# I was wondering... can chickens feel guilt?



## TheKeeper777 (Mar 30, 2016)

Ok so tonight 3 of my chickens weren't letting one other chicken in the house part of their coop! She was cold so I opened the door and talked to them in a stern voice and told them off! After that they let her in! I was wondering is this a coincidence or did they actually understand they were being told off?


----------



## seminole wind (Aug 22, 2015)

I don't know. I guess you'll have to wait and see if they do it to her again.


----------



## chickenqueen (Jan 9, 2016)

I don't know if they knew you were scolding them but I'll bet they knew you were not happy with them.When that happens here,I grab the instigator and won't let them in until everybody else is in.After a couple of nights,no more problems.Sometimes you have to remind the chickens who is at the top of the pecking order(you!).


----------



## seminole wind (Aug 22, 2015)

Whenever a silkie died, the roo would stand at the fence looking for her for days. It was awful. One time my first mama silkie died, and her one daughter went completely catatonic. Would not move, eat, drink, or sleep. I had to put her down because she wouldn't come out of it. So chickens do have feelings.


----------



## MikeA_15 (Feb 21, 2016)

I wouldn't be able to answer that question, but I do know I've underestimated the intelligence of animals including chickens. They do learn things and that requires the ability to reason in my opinion. I've had some good roosters over many years, and a good one will break up hens fighting, offer them food before eating himself, and sacrifice himself to protect his hens. A hen will do the same for her chicks.


----------



## dawg53 (Aug 25, 2015)

TheKeeper777 said:


> Ok so tonight 3 of my chickens weren't letting one other chicken in the house part of their coop! She was cold so I opened the door and talked to them in a stern voice and told them off! After that they let her in! I was wondering is this a coincidence or did they actually understand they were being told off?

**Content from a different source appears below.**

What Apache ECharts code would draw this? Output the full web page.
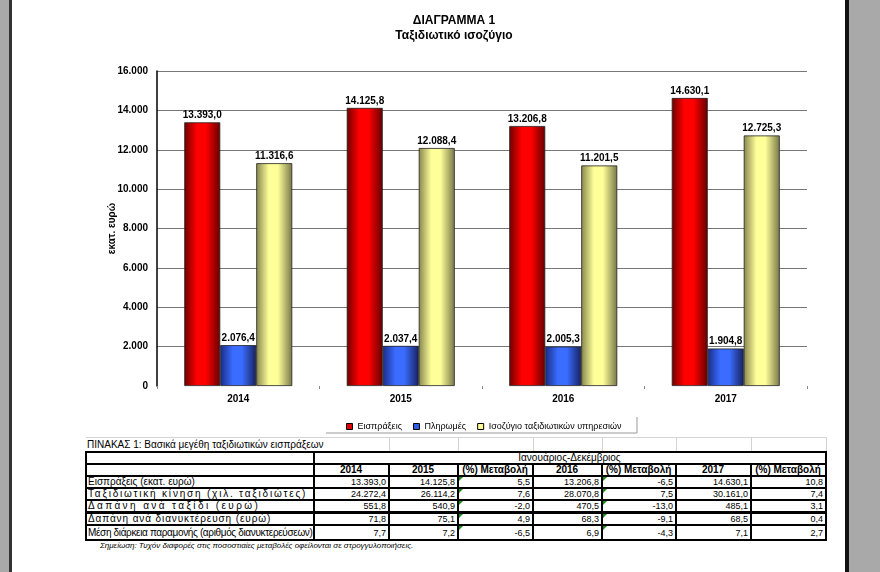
<!DOCTYPE html>
<html>
<head>
<meta charset="utf-8">
<script src="https://cdn.jsdelivr.net/npm/echarts@6/dist/echarts.min.js"></script>
<style>
  html, body { margin: 0; padding: 0; background: #fff; }
  body { width: 880px; height: 572px; position: relative; overflow: hidden; font-family: Arial, "Liberation Sans", sans-serif; }
  .edge { position: absolute; top: 0; height: 572px; }
  #chart { position: absolute; left: 12px; top: 0; width: 833px; height: 437px; }
  #tbl { position: absolute; left: 85px; top: 437px; width: 740px; }
  table { border-collapse: collapse; table-layout: fixed; width: 740px; font-size: 10px; color: #000; }
  td { padding: 0 2px 0 1px; line-height: 10px; white-space: nowrap; overflow: visible; position: relative; }
  tr.cap td { height: 13px; line-height: 13px; border-top: 1px solid #d4d4d4; border-right: 1px solid #d4d4d4; }
  tr.cap td.t { font-size: 10px; }
  tr.b td { border: 2px solid #000; }
  tr.b td.n { text-align: right; font-size: 9px; }
  tr.h td { text-align: center; font-weight: bold; }
  tr.thick td { border-top-width: 3px; }
  td.g::before { content: ""; position: absolute; left: 0; top: 0; border-top: 4px solid #1a8a1a; border-right: 4px solid transparent; }
  #note { position: absolute; left: 100px; top: 541px; font-size: 8px; font-style: italic; color: #000; }
</style>
</head>
<body>
<div class="edge" style="left:0;width:9px;background:#a9a9a9"></div>
<div class="edge" style="left:9px;width:3px;background:#333"></div>
<div class="edge" style="left:845px;width:4px;background:#111"></div>
<div class="edge" style="left:849px;width:31px;background:#a9a9a9"></div>
<div id="chart"></div>
<div id="tbl"></div>
<div id="note">Σημείωση: Τυχόν διαφορές στις ποσοστιαίες μεταβολές οφείλονται σε στρογγυλοποιήσεις.</div>
<script>
  // chart data
  var years = ["2014", "2015", "2016", "2017"];
  var receipts = [13393.0, 14125.8, 13206.8, 14630.1];
  var payments = [2076.4, 2037.4, 2005.3, 1904.8];
  var balance = [11316.6, 12088.4, 11201.5, 12725.3];
  var seriesNames = ["Εισπράξεις", "Πληρωμές", "Ισοζύγιο ταξιδιωτικών υπηρεσιών"];

  // table data
  var rowNames = [
    "Εισπράξεις (εκατ. ευρώ)",
    "Ταξιδιωτική κίνηση (χιλ. ταξιδιώτες)",
    "Δαπάνη ανά ταξίδι (ευρώ)",
    "Δαπάνη ανά διανυκτέρευση (ευρώ)",
    "Μέση διάρκεια παραμονής (αριθμός διανυκτερεύσεων)"
  ];
  var t2014 = [13393.0, 24272.4, 551.8, 71.8, 7.7];
  var t2015 = [14125.8, 26114.2, 540.9, 75.1, 7.2];
  var ch2015 = [5.5, 7.6, -2.0, 4.9, -6.5];
  var t2016 = [13206.8, 28070.8, 470.5, 68.3, 6.9];
  var ch2016 = [-6.5, 7.5, -13.0, -9.1, -4.3];
  var t2017 = [14630.1, 30161.0, 485.1, 68.5, 7.1];
  var ch2017 = [10.8, 7.4, 3.1, 0.4, 2.7];

  // the scanned table stretches its row labels unevenly
  var labelSpacing = [0, 1.8, 2.4, 0.9, -0.35];

  function grp(s) {
    return s.replace(/\B(?=(\d{3})+(?!\d))/g, ".");
  }
  function fmt(v) {
    var p = v.toFixed(1).split(".");
    return grp(p[0]) + "," + p[1];
  }

  function grad(edgeL, mid, edgeR) {
    return new echarts.graphic.LinearGradient(0, 0, 1, 0, [
      { offset: 0, color: edgeL },
      { offset: 0.35, color: mid },
      { offset: 0.6, color: mid },
      { offset: 1, color: edgeR }
    ]);
  }

  var labelStyle = {
    show: true,
    position: "top",
    distance: 2,
    fontSize: 10,
    fontWeight: "bold",
    color: "#000",
    fontFamily: "Arial",
    formatter: function(p) { return fmt(p.value); }
  };

  function bar(name, data, color) {
    return {
      name: name,
      type: "bar",
      data: data,
      barWidth: 36,
      barGap: "0%",
      itemStyle: { color: color, borderColor: "#222", borderWidth: 0.8 },
      label: labelStyle
    };
  }

  var gridColors = ["rgba(0,0,0,0)"];
  for (var i = 0; i < 8; i++) gridColors.push("#777");

  var myChart = echarts.init(document.getElementById("chart"));
  var option = {
    animation: false,
    title: {
      text: "ΔΙΑΓΡΑΜΜΑ 1",
      subtext: "Ταξιδιωτικό ισοζύγιο",
      left: 437,
      top: 10,
      textAlign: "center",
      itemGap: 3,
      textStyle: { fontSize: 12, fontWeight: "bold", color: "#000", fontFamily: "Arial" },
      subtextStyle: { fontSize: 12, fontWeight: "bold", color: "#000", fontFamily: "Arial" }
    },
    legend: {
      left: 334,
      top: 422,
      padding: 0,
      itemWidth: 6,
      itemHeight: 6,
      itemGap: 11,
      icon: "rect",
      textStyle: { fontSize: 9, color: "#000", fontFamily: "Arial" },
      data: [
        { name: seriesNames[0], itemStyle: { color: "#e00000", borderColor: "#000", borderWidth: 1 } },
        { name: seriesNames[1], itemStyle: { color: "#2f5fe8", borderColor: "#000", borderWidth: 1 } },
        { name: seriesNames[2], itemStyle: { color: "#ffff99", borderColor: "#000", borderWidth: 1 } }
      ]
    },
    grid: { left: 145, right: 38, top: 71, bottom: 51 },
    xAxis: {
      type: "category",
      data: years,
      axisLine: { show: false },
      axisTick: { show: true, length: 3, lineStyle: { color: "#888" } },
      axisLabel: { fontSize: 10, fontWeight: "bold", color: "#000", fontFamily: "Arial", margin: 8 }
    },
    yAxis: {
      type: "value",
      min: 0,
      max: 16000,
      interval: 2000,
      name: "εκατ. ευρώ",
      nameLocation: "middle",
      nameGap: 40,
      nameRotate: 90,
      nameMoveOverlap: false,
      nameTextStyle: { fontSize: 10, fontWeight: "bold", color: "#000", fontFamily: "Arial" },
      axisLine: { show: true, lineStyle: { color: "#000", width: 1.5 } },
      axisTick: { show: false },
      axisLabel: {
        fontSize: 10, fontWeight: "bold", color: "#000", fontFamily: "Arial", margin: 9,
        formatter: function(v) { return grp(String(v)); }
      },
      splitLine: { show: true, lineStyle: { color: gridColors, width: 1 } }
    },
    series: [
      bar(seriesNames[0], receipts, grad("#6e0000", "#ff0000", "#650000")),
      bar(seriesNames[1], payments, grad("#1a2c86", "#3a6cff", "#17215e")),
      bar(seriesNames[2], balance, grad("#85854e", "#ffff99", "#76764a"))
    ],
    graphic: [
      { type: "line", shape: { x1: 314, y1: 433, x2: 625, y2: 433 }, style: { stroke: "#999", lineWidth: 1 } },
      { type: "line", shape: { x1: 625, y1: 417, x2: 625, y2: 433 }, style: { stroke: "#999", lineWidth: 1 } }
    ]
  };
  myChart.setOption(option);
  window.addEventListener("resize", function() {
    myChart.resize();
  });

  // table below the chart
  var html = '<table><colgroup>' +
    '<col style="width:228px"><col style="width:75px"><col style="width:69px"><col style="width:75px">' +
    '<col style="width:69px"><col style="width:74px"><col style="width:75px"><col style="width:75px"></colgroup>';
  html += '<tr class="cap"><td class="t" colspan="2">ΠΙΝΑΚΑΣ 1: Βασικά μεγέθη ταξιδιωτικών εισπράξεων</td>' +
    '<td></td><td></td><td></td><td></td><td></td><td></td></tr>';
  html += '<tr class="b h"><td></td><td colspan="7" style="font-weight:normal">Ιανουάριος-Δεκέμβριος</td></tr>';
  html += '<tr class="b h"><td></td><td>2014</td><td>2015</td><td>(%) Μεταβολή</td><td>2016</td>' +
    '<td>(%) Μεταβολή</td><td>2017</td><td>(%) Μεταβολή</td></tr>';
  for (var r = 0; r < rowNames.length; r++) {
    var cls = "b" + (r === 3 ? " thick" : "");
    var st = r === 4 ? ' style="height:15px"' : "";
    html += '<tr class="' + cls + '"' + st + '><td style="letter-spacing:' + labelSpacing[r] + 'px">' + rowNames[r] + '</td>' +
      '<td class="n">' + fmt(t2014[r]) + '</td>' +
      '<td class="n">' + fmt(t2015[r]) + '</td>' +
      '<td class="n g">' + fmt(ch2015[r]) + '</td>' +
      '<td class="n">' + fmt(t2016[r]) + '</td>' +
      '<td class="n g">' + fmt(ch2016[r]) + '</td>' +
      '<td class="n">' + fmt(t2017[r]) + '</td>' +
      '<td class="n">' + fmt(ch2017[r]) + '</td></tr>';
  }
  html += '</table>';
  document.getElementById("tbl").innerHTML = html;
</script>
</body>
</html>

Probably either a pecking order issue or perhaps they instinctively know there is something wrong with her. 
Stern voice = you're the rooster or maybe fright/flight. In dogs it would be flight/fight.


----------



## Wyandotter (Dec 13, 2015)

Yeah I think they can feel guilt. My hen cupcake and redface where friends but they got in fights sometimes and Cupcake the bigger hen always won the fights and ended up hurting Redface. Redface passed a few weeks ago and Cupcake seems to be sad. One day she stayed in the coop all day looking at the spot where Redface had slept the night before, she didn't eat much that day and misses her friend Redface. I feel bad for Cupcake but she has other friends to make her happy. I know that chickens are super smart


----------